Monday, March 25, 2019
Read by Candace Thaxton, Arthur Morey, Fiona Hardingham, and Aden Hakim
Published February 2018 by Simon and Schuster
Source: my audiobook checked out from my local library
Told in three distinct and uniquely compelling sections, Asymmetry explores the imbalances that spark and sustain many of our most dramatic human relations: inequities in age, power, talent, wealth, fame, geography, and justice. The first section, Folly tells the story of Alice, a young American editor, and her relationship with the famous and much older writer Ezra Blazer. A tender and exquisite account of an unexpected romance that takes place in New York during the early years of the Iraq War, Folly also suggests an aspiring novelist’s coming-of-age. By contrast, Madness is narrated by Amar, an Iraqi-American man who, on his way to visit his brother in Kurdistan, is detained by immigration officers and spends the last weekend of 2008 in a holding room in Heathrow. These two seemingly disparate stories gain resonance as their perspectives interact and overlap, with yet new implications for their relationship revealed in an unexpected coda.
You know how I always talk about how much more I feel like I get out of books when I've forgotten what they are about and don't read the synopsis before I start reading a book? Yeah, well, this time that backfired on me. I had no idea this was three distinct stories (sort of) and was so thrown when the second story started. I kept trying to figure out how the two would intersect. It took me a while to understand and just enjoy the second story on its own merits. And then Halliday gave me a third piece that ever so subtly explained it and I almost missed it because it was listening to the book while I was driving.
The review of this book in The New Yorker called this book an "event," something bigger and more than other superbly written books in recent years have been. That review was written last year when the book was published. And this book did appear on several "best of" lists for 2018. And yet, I had never heard of it until I saw those lists. So maybe not the event that reviewer had anticipated; still, I found it to be a well written work, one that had me thinking on many levels and wondering, when I finished it, what I had missed. Was Ezra mean to Alice or was he just a man so set in his ways that he was doing the relationship the only way he could? Certainly Alice benefited from the relationship, but was that enough for her? Was Amar actually a threat the authorities were justified in holding? What was his brother being held for?
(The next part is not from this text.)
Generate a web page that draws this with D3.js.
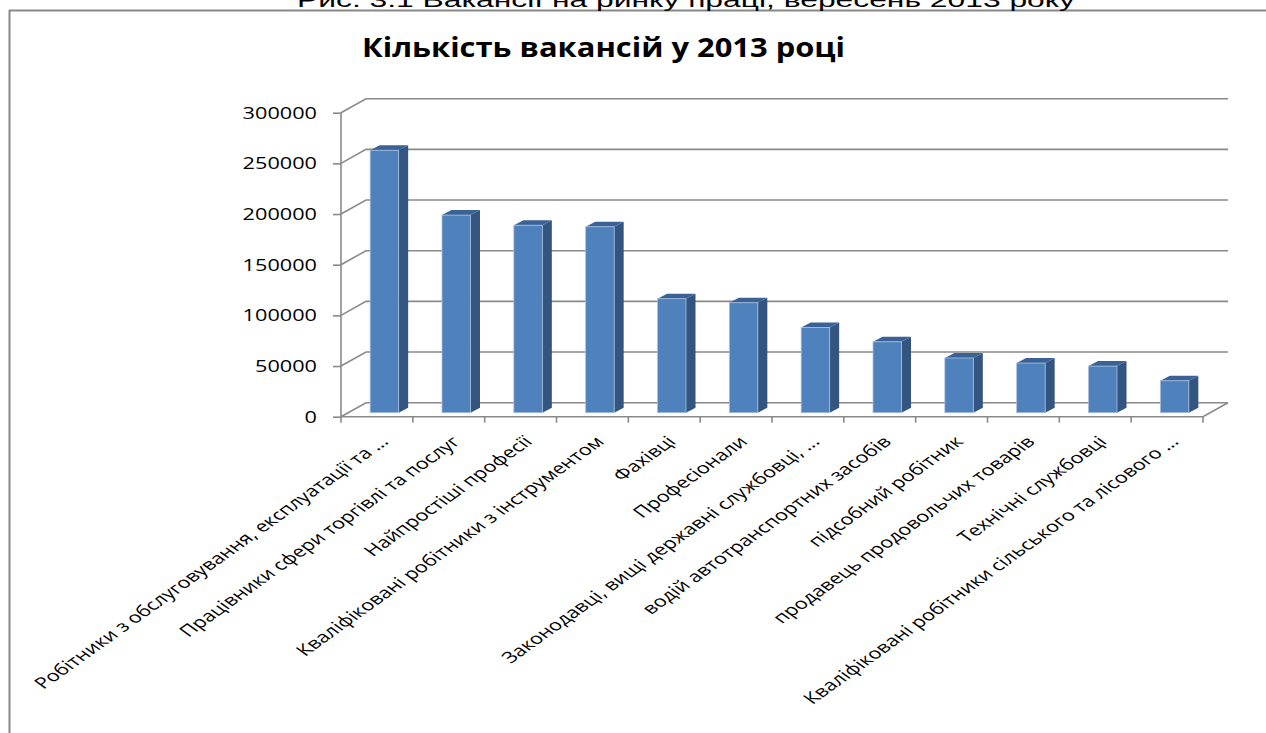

So, maybe Asymmetry didn't become quite the event that reviewer had predicted. And maybe I didn't have nearly the reaction to it that I've had to several other well-renowned books of late (George Saunder's Lincoln In The Bardo, for example). Still, I'm very glad it showed up on those lists because I did enjoy it quite a lot.
This is another book that I highly recommend "reading" by listening to it as the readers are quite good. It's a book that lends itself well to having multiple readers and there's not a weak one in the bunch.